Curse of Dimensionality
Phenomenon where the complexity and computational cost of analyzing data increase exponentially with the number of dimensions or features.
The Curse of Dimensionality refers to a situation in AI and ML where the increase in the number of dimensions or features in a dataset leads to exponential growth in the volume necessary for a robust and accurate model, causing challenges in data analysis and processing. In high-dimensional spaces, data points become sparse, complicating statistical analysis and requiring exponentially larger datasets to ensure reliable results. This phenomenon significantly impacts various ML methods such as clustering, classification, and regression, where the distance metrics degrade, often reducing the performance of algorithms like k-Nearest Neighbors and decision trees. Dimensionality reduction techniques, such as Principal Component Analysis and t-Distributed Stochastic Neighbor Embedding, are typically employed to mitigate these effects by simplifying data structures and enhancing model performance, albeit at the cost of potential information loss.
The term "Curse of Dimensionality" was first coined in 1961 by Richard Bellman in the context of dynamic programming, but the concept gained substantial attention and became a core consideration in the development of ML algorithms during the late 20th century as data complexity in AI applications started increasing.

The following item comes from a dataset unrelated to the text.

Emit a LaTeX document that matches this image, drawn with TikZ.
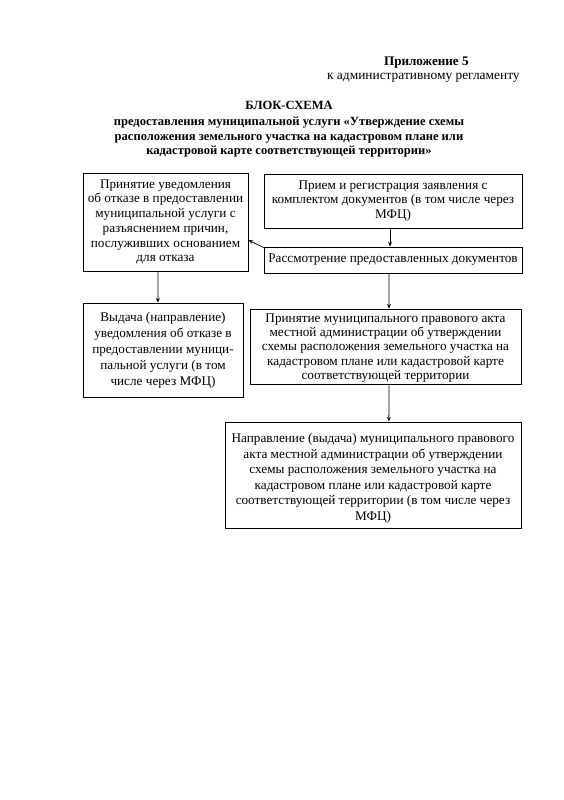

Richard Bellman was pivotal in introducing the Curse of Dimensionality while addressing challenges in dynamic programming, and his work laid the foundation for further exploration and understanding of the implications on ML and data analysis. Subsequent contributions from statisticians and computer scientists, such as Jerome Friedman and Trevor Hastie, have been instrumental in advancing techniques to combat this curse, allowing for more efficient data processing and model development in high dimensions.